Strategic Communication under Threat: Learning Information Trade-offs in Pursuit-Evasion Games
Valerio La Gatta, Dolev Mutzari, Sarit Kraus, VS Subrahmanian
TL;DR
This work tackles the problem of strategic information gathering under risk in adversarial settings by formulating the Pursuit-Evasion-Exposure-Concealment (PEEC) game. It introduces SHADOW, a multi-headed RL framework that jointly learns continuous navigation, discrete querying, and opponent modeling to balance information gain against exposure risk in non-holonomic, asymmetric dynamics. The key contributions include a formal CIAC measure for information acquisition, a flexible RL architecture that handles partial observability and memory, and extensive empirical evidence showing SHADOW outperforms diverse baselines and generalizes across varying risk levels and agent speeds.

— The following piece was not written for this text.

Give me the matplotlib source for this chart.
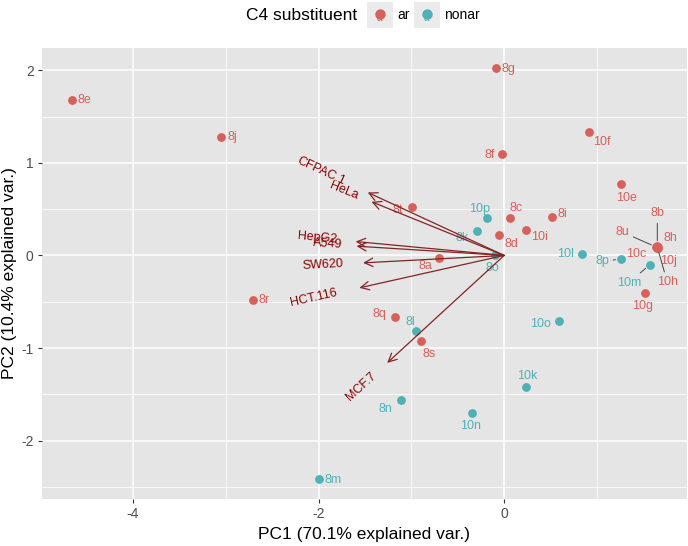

The findings have practical implications for safe autonomous decision-making in surveillance, search-and-rescue, and defense contexts where information disclosure carries real consequences. $PEEC$ and $CIAC$ formalism, along with SHADOW, enable robust, risk-aware communication policies that adapt to threat conditions and environmental asymmetries.
Abstract
Adversarial environments require agents to navigate a key strategic trade-off: acquiring information enhances situational awareness, but may simultaneously expose them to threats. To investigate this tension, we formulate a PursuitEvasion-Exposure-Concealment Game (PEEC) in which a pursuer agent must decide when to communicate in order to obtain the evader's position. Each communication reveals the pursuer's location, increasing the risk of being targeted. Both agents learn their movement policies via reinforcement learning, while the pursuer additionally learns a communication policy that balances observability and risk. We propose SHADOW (Strategic-communication Hybrid Action Decision-making under partial Observation for Warfare), a multi-headed sequential reinforcement learning framework that integrates continuous navigation control, discrete communication actions, and opponent modeling for behavior prediction. Empirical evaluations show that SHADOW pursuers achieve higher success rates than six competitive baselines. Our ablation study confirms that temporal sequence modeling and opponent modeling are critical for effective decision-making. Finally, our sensitivity analysis reveals that the learned policies generalize well across varying communication risks and physical asymmetries between agents.